By Frank J. Diekmann
Have we been given a sneak preview of what the trade groups plan to say when NCUA hosts its budget briefing in October?
We may well have.
NAFCU, CUNA, NASCUS and individual credit unions have all been demanding more input into the agency’s budget for some time, which they often refer to as “transparency.” It’s not exactly a new issue; it’s a softball “we’re working for you” issue for the trade groups, which I believe began challenging the NCUA budget before Lt. Gen. Herman Nickerson, Jr., had even finished being sworn in as NCUA’s first administrator.
NCUA Chairman Rick Metsger told me earlier this year the agency already has a significant amount of budget information on its website for the world to review, but the page is seldom visited.

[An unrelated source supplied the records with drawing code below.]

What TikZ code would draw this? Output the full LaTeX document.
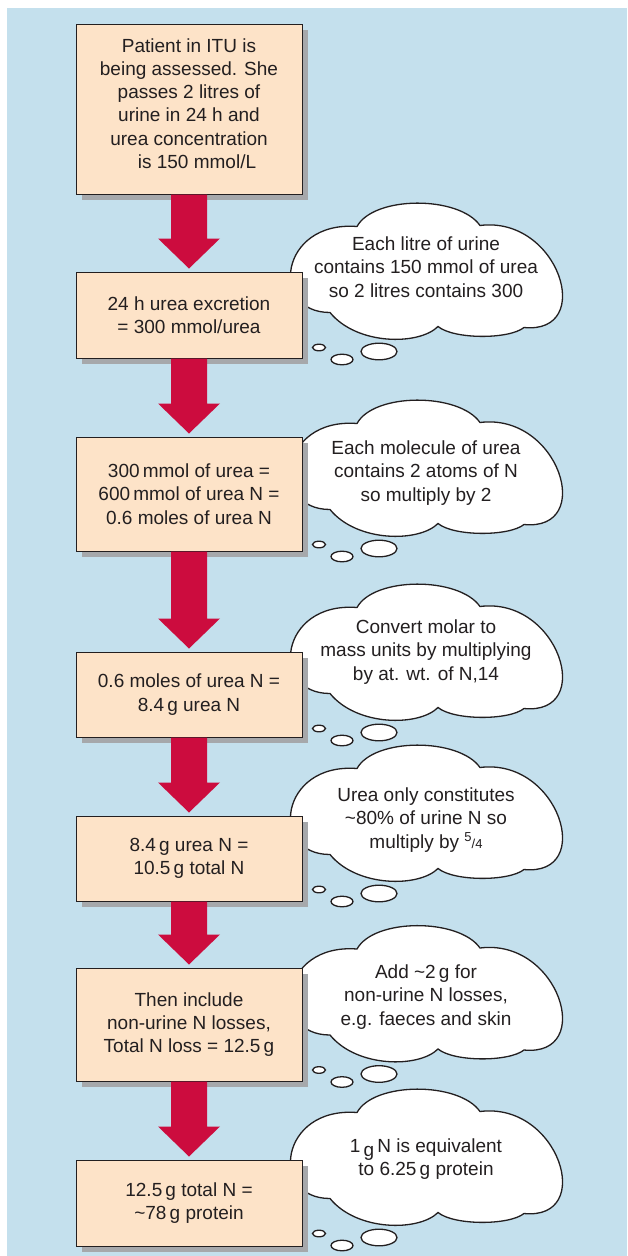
\documentclass[tikz,border=0pt]{standalone}
\usepackage{fontspec}
\setmainfont{Liberation Sans}
\usetikzlibrary{calc,shadows}
\definecolor{bgblue}{RGB}{196,224,237}
\definecolor{peach}{RGB}{253,227,200}
\definecolor{arrowred}{RGB}{204,12,62}
\definecolor{shadowgray}{RGB}{166,168,171}
\definecolor{inkgray}{RGB}{35,31,32}
\tikzset{
 flowbox/.style={draw=inkgray, line width=1pt, fill=peach, align=center, inner sep=0pt,
   minimum width=226pt, text=inkgray, font=\fontsize{19}{23.3}\selectfont,
   drop shadow={shadow xshift=6pt, shadow yshift=-6pt, fill=shadowgray, opacity=1}},
 cloudline/.style={draw=inkgray, line width=1.3pt, fill=white},
 cloudtext/.style={align=center, inner sep=0pt, text=inkgray, font=\fontsize{19}{23.3}\selectfont},
}
\newcommand{\flowarrow}[2]{%
 \fill[arrowred] ($(#1.south)+(-18,0)$) -- ($(#1.south)+(18,0)$) -- ($(#2.north)+(18,-33)$)
   -- ($(#2.north)+(31,-33)$) -- ($(#2.north)+(0,-3)$) -- ($(#2.north)+(-31,-33)$)
   -- ($(#2.north)+(-18,-33)$) -- cycle;}
\newcommand{\thoughtcloud}[4]{%
 \begin{scope}[shift={(424,#2)}]
  \filldraw[cloudline] (-94,42) .. controls (-155,42) and (-145,-50) .. (-67,-44)
    .. controls (-50,-75) and (35,-75) .. (56,-45)
    .. controls (135,-55) and (172,64) .. (100,57)
    .. controls (85,69) and (30,69) .. (14,56)
    .. controls (-5,75) and (-67,75) .. cycle;
  \filldraw[cloudline] (-105,77) ellipse [x radius=6.5, y radius=3.3];
  \filldraw[cloudline] (-82,89) ellipse [x radius=11, y radius=5.3];
  \filldraw[cloudline] (-45,81) ellipse [x radius=18, y radius=8.3];
 \end{scope}
 \node[cloudtext] (#1) at (426,#3) {#4};}
\begin{document}
\begin{tikzpicture}[x=1pt,y=-1pt]
\useasboundingbox (0,0) rectangle (627,1256);
\fill[bgblue] (7,8) rectangle (627,1256);
% clouds
\thoughtcloud{c1}{270.5}{267}{Each litre of urine\\contains 150 mmol of urea\\so 2 litres contains 300}
\thoughtcloud{c2}{467.5}{473}{Each molecule of urea\\contains 2 atoms of N\\so multiply by 2}
\thoughtcloud{c3}{651.5}{652}{Convert molar to\\mass units by multiplying\\by at. wt. of N,14}
\thoughtcloud{c4}{812.5}{820}{Urea only constitutes\\\textasciitilde80\% of urine N so\\multiply by {\fontsize{13}{13}\selectfont\raisebox{7pt}{5}/4}}
\thoughtcloud{c5}{993}{997}{Add \textasciitilde2\,g for\\non-urine N losses,\\e.g. faeces and skin}
\thoughtcloud{c6}{1156.5}{1159}{1\,\raisebox{-4pt}{g}\,N is equivalent\\to 6.25\,g protein}
% boxes
\node[flowbox, minimum height=170pt] (b1) at (189,109) {};
\node[cloudtext] (b1text) at (189,103.5) {Patient in ITU is\\being assessed. She\\passes 2 litres of\\urine in 24 h and\\urea concentration\\\hspace*{16pt}is 150 mmol/L};
\node[flowbox, minimum height=86pt] (b2) at (189,315) {24 h urea excretion\\= 300 mmol/urea};
\node[flowbox, minimum height=114pt] (b3) at (189,494) {300\,mmol of urea =\\600\,mmol of urea N =\\0.6 moles of urea N};
\node[flowbox, minimum height=85pt] (b4) at (189,694.5) {0.6 moles of urea N =\\8.4\,g urea N};
\node[flowbox, minimum height=85pt] (b5) at (189,858.5) {8.4\,g urea N =\\10.5\,g total N};
\node[flowbox, minimum height=113pt] (b6) at (189,1024.5) {Then include\\non-urine N losses,\\Total N loss = 12.5\,g};
\node[flowbox, minimum height=86pt] (b7) at (189,1203) {12.5\,g total N =\\\textasciitilde78\,g protein};
% arrows
\flowarrow{b1}{b2}
\flowarrow{b2}{b3}
\flowarrow{b3}{b4}
\flowarrow{b4}{b5}
\flowarrow{b5}{b6}
\flowarrow{b6}{b7}
\end{tikzpicture}
\end{document}
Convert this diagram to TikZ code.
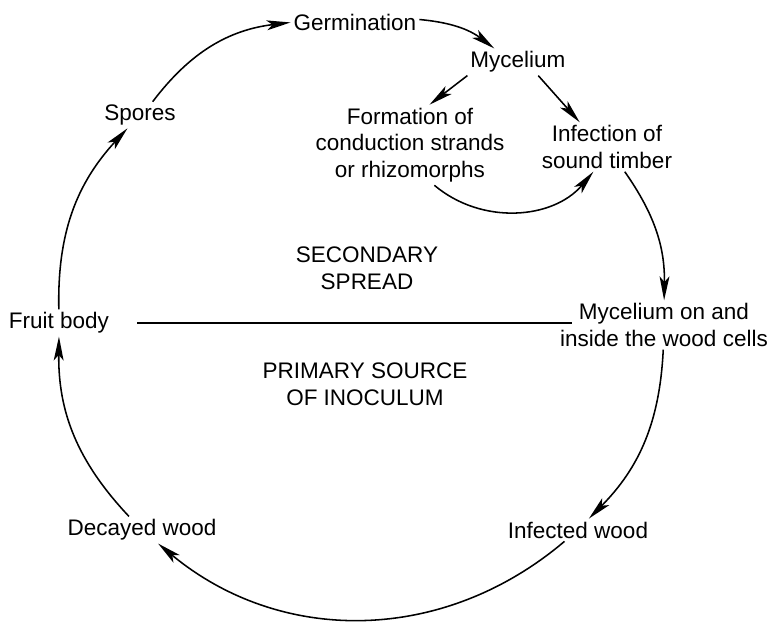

One thing I have been wondering about is where the trade associations plan to focus their attention when it comes to the agency budget. Obviously, the calculators will be out working the expense side of the ledger. This is especially true since the trades have been paradoxically lobbying for expansion to a five-person NCUA board, since, as we all know, nothing increases federal government efficiency more than making a bureaucracy larger.
Given that adding two more seats to the board would entail at least a million dollars in annual costs, the question I’ve been mulling is where will the trade groups press for cuts. Now, I believe, we have a preview.
Mission Creep
In a recent op-ed in CUToday.info, Michigan CU League President Dave Adams said it is clear that the agency’s mission is to “provide, through regulation and supervision, a safe and sound credit union system, which promotes confidence in the national system of cooperative credit,” and used NCUA’s reason for being to suggest some significant mission-creep has occurred.
“In the 46 years since the NCUA was created, the agency has moved beyond its mission into a wide variety of ancillary activities,” wrote Adams. “In addition to direct-to-consumer outreach, promotion of financial literacy, assistance for small credit unions and to low-income designated credit unions, the NCUA is now active in business consulting designed to help credit unions ‘grow, innovate and provide better member services.’”
You can read Adams’ full op-ed here, but the thrust of the piece, as he wrote, was that “one should question why the NCUA should be engaging in any of these areas considering they do not involve ensuring the safety and soundness of credit unions.”
He went on to cite the resources NCUA makes available to consumers that he said can easily be found elsewhere, including financial literacy tools, many of which are already duplicated at mymoney.gov, he said.
He further challenged why NCUA’s Office of Small Credit Union Initiatives (OSCUI) continues to promote the low-income designation, when those efforts are already duplicated by other organizations, why its Office of Consumer Protection is hosting a live chat, and why it offers free consulting services, none of which have to do with safety and soundness.
Come October, I would imagine it’s a safe-and-sound bet NCUA will be hearing much the same thing, and not just from the Michigan league.
An Historical Moment
The passing of former congressman Steve LaTourette deserves mention; indeed, much more mention than we can afford him here. Mr. LaTourette died last week at 62 from pancreatic cancer.
If you were not around in credit unions during 1997-98—two years that have forever changed credit unions—then you have no idea how different the world was then or how strong was the threat to credit unions.
When the Supreme Court sided with the bankers in a lawsuit over the FCU Act and field of membership—a decision announced to stunned silence at CUNA’s GAC—credit unions were left flat-footed with their backs to the wall. The American Bankers Association and all the state banking associations were at that time a powerful, big-bucks presence in Congress; credit unions had PACs, sure, but were really more of a Let’s-Send-Some-Cookies-Over-to-Capitol-Hill-in-Conjunction-With-Credit-Union-Week type of force. The painful lesson was that just because you have a white hat doesn’t mean Dudley Duwrong and his big horse won’t step on it, even if your head is wearing it at the time.
Credit unions finally found two critical allies in Congress in LaTourette, the Ohio Republican who reached across the aisle to join Pennsylvania Democrat Paul Kanjorski to shepherd the Credit Union Membership Access Act—to be forever better known as HR 1151—through Congress. There was huge opposition and it was no easy feat—while the bill would eventually go on to pass Congress by a landslide margin, it is often forgotten it initially only got out of committee by one vote.
If you don’t think any of that really matters, how do you think you’d enjoy serving your single SEG right now—and that’s assuming your sponsor company is even around anymore?
Latourette and Kanjorski will forever have a prominent place in the Great Book of Credit Union History, because without them, that’s exactly what credit unions might have been.